Learning to Represent Surroundings, Anticipate Motion and Take Informed Actions in Unstructured Environments
Weiming Zhi
TL;DR
The thesis tackles enabling robots to operate in unstructured, dynamic environments by learning representations of surroundings, predicting motion, and selecting informed actions. It develops continuous occupancy representations (Fast-BHM) and continuous spatiotemporal maps to model environmental structure and motion, enabling scalable multi-agent mapping and long-horizon behavior understanding. It then introduces anticipatory navigation through SPAN and OTNet, along with a probabilistic-constraint framework to fuse learning with environment structure, and extends to robot manipulators using Diffeomorphic Templates and Geometric Fabric Command Sequences for globally feasible yet reactive motion. Collectively, the work demonstrates end-to-end learning-and-planning pipelines that exploit environment representations, probabilistic motion predictions, and stable, generalisable control for safe, efficient robot operation in unstructured spaces.
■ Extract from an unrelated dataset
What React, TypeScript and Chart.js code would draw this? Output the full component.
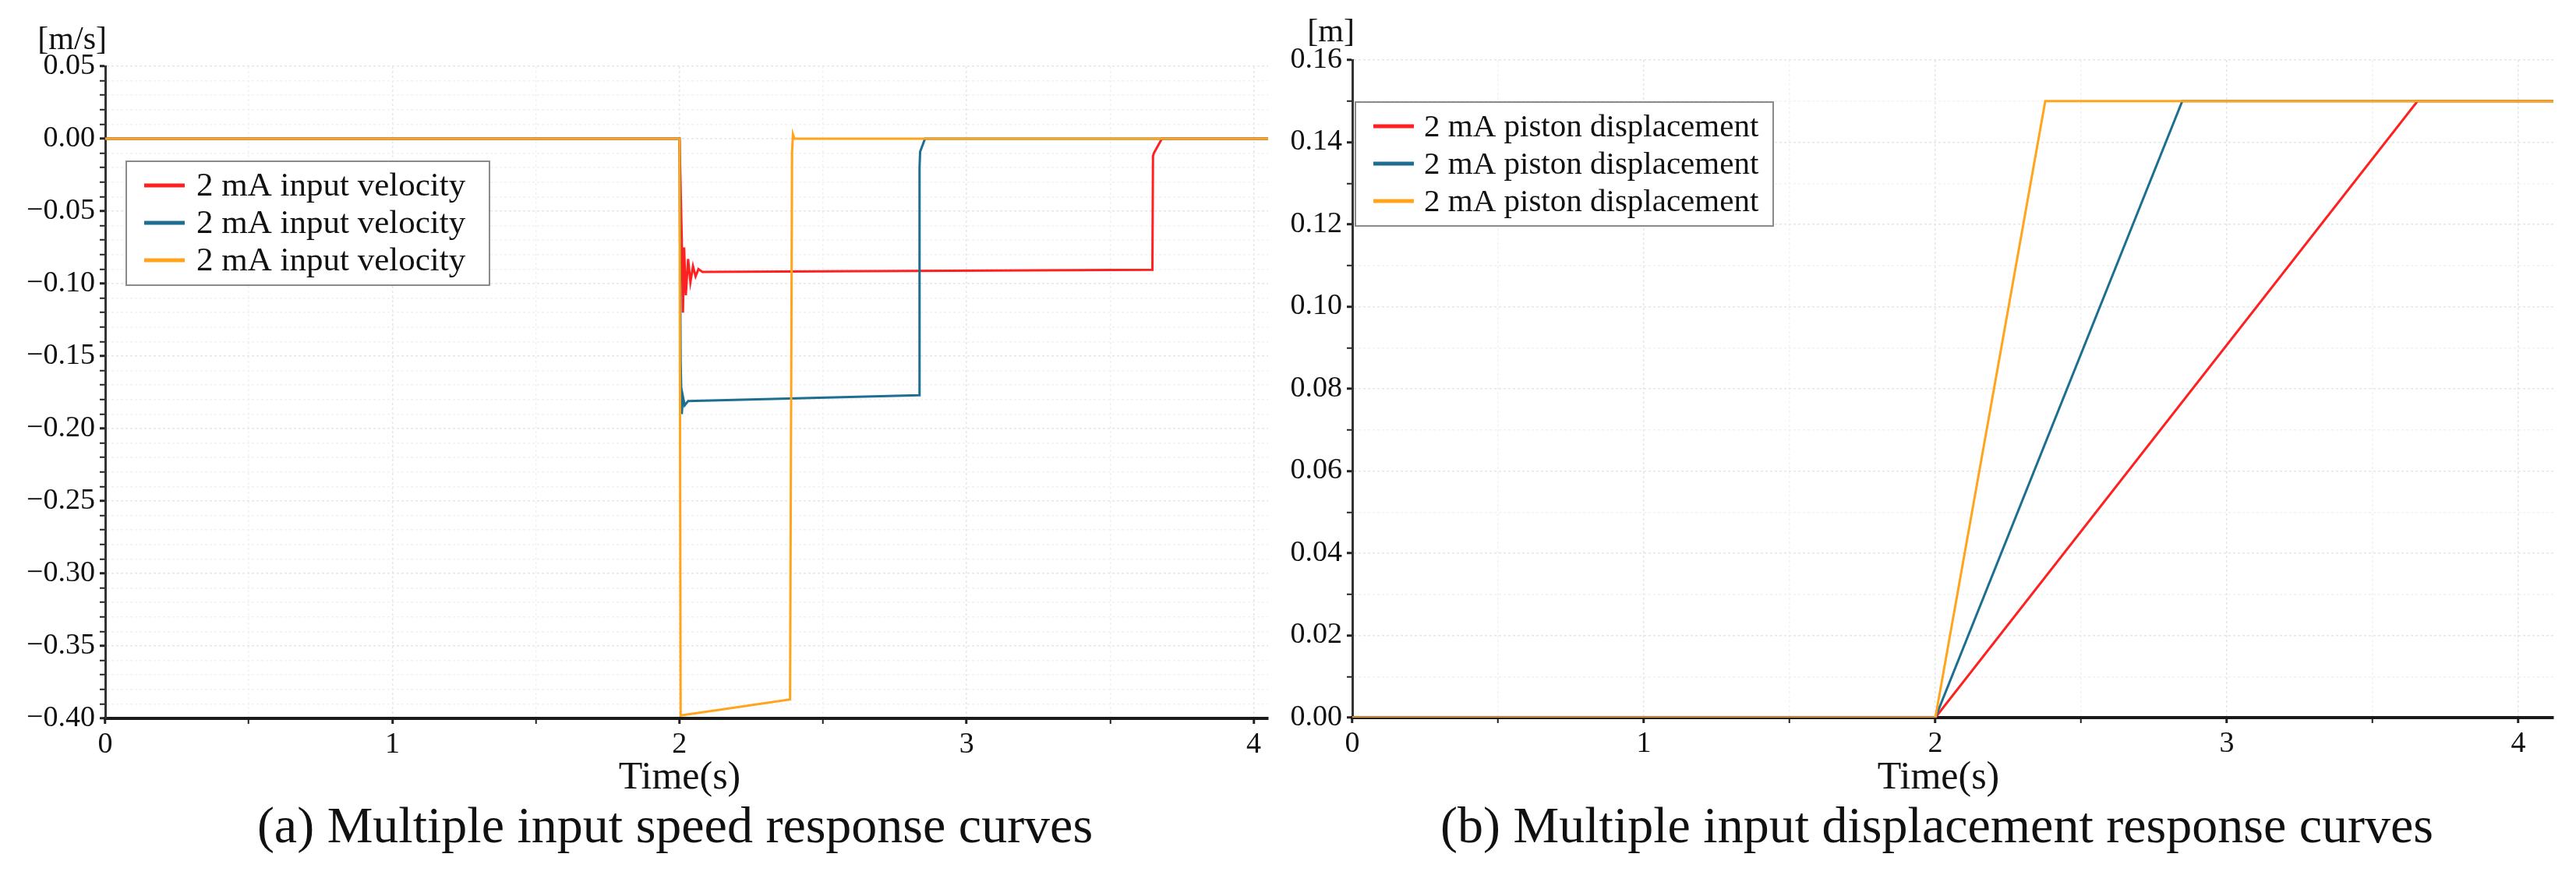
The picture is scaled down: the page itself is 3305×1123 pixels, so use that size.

These contributions offer scalable, data-driven tools for real-world robotics, with potential impact across autonomous driving, service robots, and collaborative manipulation in crowded or complex environments.
Abstract
Contemporary robots have become exceptionally skilled at achieving specific tasks in structured environments. However, they often fail when faced with the limitless permutations of real-world unstructured environments. This motivates robotics methods which learn from experience, rather than follow a pre-defined set of rules. In this thesis, we present a range of learning-based methods aimed at enabling robots, operating in dynamic and unstructured environments, to better understand their surroundings, anticipate the actions of others, and take informed actions accordingly.